The US dollar snapped a two-week losing streak as Friday's strong US jobs data fueled demand just days after the Federal Reserve expressed caution about further interest rate hikes this year.
The price of oil, one of Canada's major exports, pulled back from an earlier two-month high as forecasts of weaker demand and an economic slowdown offset OPEC-led supply cuts and US sanctions against Venezuela's petroleum industry.
US crude prices were down 2 percent at $54.14 a barrel.
At 9:13 a.m. (1413 GMT), the Canadian dollar was trading 0.3 percent lower at 1.3134 to the greenback, or 76.14 US cents. The currency, which on Friday touched its strongest intraday in nearly three months at 1.3069, traded in a range of 1.3086 to 1.3138.

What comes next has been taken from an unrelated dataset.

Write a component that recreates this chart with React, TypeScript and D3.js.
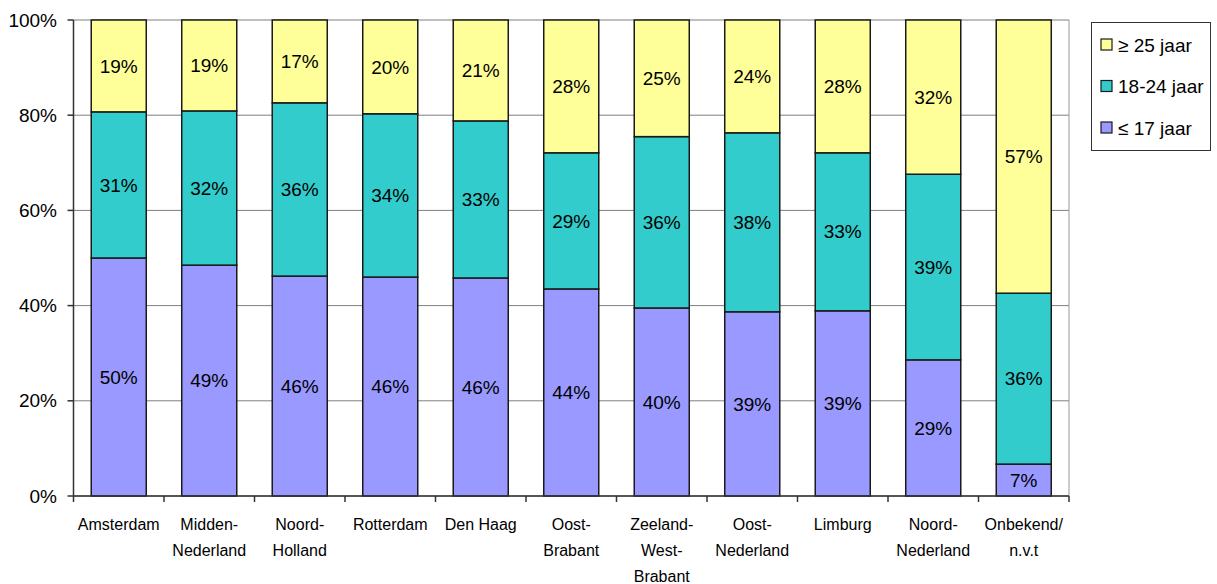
import * as d3 from 'd3';

// regions along the x axis, multi-line labels split on '\n'
const regions = [
  'Amsterdam',
  'Midden-\nNederland',
  'Noord-\nHolland',
  'Rotterdam',
  'Den Haag',
  'Oost-\nBrabant',
  'Zeeland-\nWest-\nBrabant',
  'Oost-\nNederland',
  'Limburg',
  'Noord-\nNederland',
  'Onbekend/\nn.v.t',
];

// shares in percent
const upTo17 = [50.0, 48.5, 46.2, 46.0, 45.8, 43.5, 39.5, 38.7, 38.9, 28.6, 6.7];
const from18to24 = [30.7, 32.4, 36.4, 34.3, 33.0, 28.6, 36.0, 37.6, 33.2, 39.0, 35.9];
const from25 = [19.3, 19.1, 17.4, 19.7, 21.2, 27.9, 24.5, 23.7, 27.9, 32.4, 57.4];

const seriesNames = ['≤ 17 jaar', '18-24 jaar', '≥ 25 jaar'];
const seriesColors = ['#9999FF', '#33CCCC', '#FFFF99'];
const yTicks = [0, 20, 40, 60, 80, 100];

const W = 1217;
const H = 584;
const font = 'Arial, "Liberation Sans", sans-serif';

export default function App() {
  const left = 73.5;
  const right = 1069;
  const top = 20;
  const bottom = 496;

  const x = d3
    .scaleBand<number>()
    .domain(d3.range(regions.length))
    .range([left, right])
    .paddingInner(0.392)
    .paddingOuter(0.196);
  const y = d3.scaleLinear().domain([0, 100]).range([bottom, top]);

  const table = regions.map((_, i) => ({
    i,
    a: upTo17[i],
    b: from18to24[i],
    c: from25[i],
  }));
  const stacked = d3.stack<{ i: number; a: number; b: number; c: number }>().keys(['a', 'b', 'c'])(table);

  const step = x.step();
  const boundaries = d3.range(regions.length + 1).map((k) => left + k * step);

  return (
    <svg
      width={W}
      height={H}
      style={{ position: 'absolute', left: 0, top: 0, background: '#fff' }}
      fontFamily={font}
    >
      {/* gridlines */}
      {yTicks.map((t) => (
        <line key={t} x1={left} x2={right} y1={y(t)} y2={y(t)} stroke='#7f7f7f' strokeWidth={1} />
      ))}
      <line x1={right} x2={right} y1={top} y2={bottom} stroke='#9a9a9a' strokeWidth={1} />

      {/* bars */}
      {stacked.map((layer, si) => (
        <g key={si}>
          {layer.map((d, i) => {
            const y0 = y(d[0]);
            const y1 = y(d[1]);
            const v = d[1] - d[0];
            return (
              <g key={i}>
                <rect
                  x={x(i)}
                  y={y1}
                  width={x.bandwidth()}
                  height={y0 - y1}
                  fill={seriesColors[si]}
                  stroke='#1a1a1a'
                  strokeWidth={1.5}
                />
                <text
                  x={(x(i) ?? 0) + x.bandwidth() / 2}
                  y={(y0 + y1) / 2}
                  dy='0.35em'
                  textAnchor='middle'
                  fontSize={19}
                  fill='#000'
                >
                  {Math.round(v)}%
                </text>
              </g>
            );
          })}
        </g>
      ))}

      {/* y axis */}
      <line x1={left} x2={left} y1={top} y2={bottom} stroke='#333' strokeWidth={1.5} />
      {yTicks.map((t) => (
        <g key={t}>
          <line x1={left - 6} x2={left} y1={y(t)} y2={y(t)} stroke='#333' strokeWidth={1.5} />
          <text x={57} y={y(t)} dy='0.35em' textAnchor='end' fontSize={19} fill='#000'>
            {t}%
          </text>
        </g>
      ))}

      {/* x axis */}
      <line x1={left} x2={right} y1={bottom} y2={bottom} stroke='#333' strokeWidth={1.5} />
      {boundaries.map((bx, k) => (
        <line key={k} x1={bx} x2={bx} y1={bottom} y2={bottom + 6} stroke='#333' strokeWidth={1.5} />
      ))}
      {regions.map((r, i) => (
        <text
          key={i}
          x={(x(i) ?? 0) + x.bandwidth() / 2}
          y={530}
          textAnchor='middle'
          fontSize={16}
          fill='#000'
        >
          {r.split('\n').map((line, li) => (
            <tspan key={li} x={(x(i) ?? 0) + x.bandwidth() / 2} dy={li === 0 ? 0 : 26}>
              {line}
            </tspan>
          ))}
        </text>
      ))}

      {/* legend */}
      <rect x={1091.5} y={22.5} width={119} height={128} fill='#fff' stroke='#333' strokeWidth={1} />
      {[2, 1, 0].map((si, k) => {
        const cy = 45 + k * 41.5;
        return (
          <g key={si}>
            <rect x={1101} y={cy - 6} width={11} height={11} fill={seriesColors[si]} stroke='#1a1a1a' strokeWidth={1.2} />
            <text x={1118} y={cy} dy='0.35em' fontSize={19} fill='#000'>
              {seriesNames[si]}
            </text>
          </g>
        );
      })}
    </svg>
  );
}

The loonie rose 0.9 percent last week as hopes of progress on trade talks between the United States and China offset data showing that Canada's economy contracted in November. Canada's jobs report for January is due on Friday.
Data last Friday from the US Commodity Futures Trading Commission, which had been delayed during a partial shutdown of the US government, and Reuters calculations showed that speculators raised their bearish bets on the Canadian dollar in December to the highest in about five months.
As of Dec. 24, net short positions had jumped to 44,692 contracts from 7,457 a week earlier.
Canadian government bond prices were lower across the yield curve on Monday in sympathy with US Treasuries. The 10-year declined 5 Canadian cents to yield 1.964 percent.
The gap between Canada's 2- and 10-year yields grew by 0.4 basis points to a spread of 12.7 basis points, its widest since Nov. 21.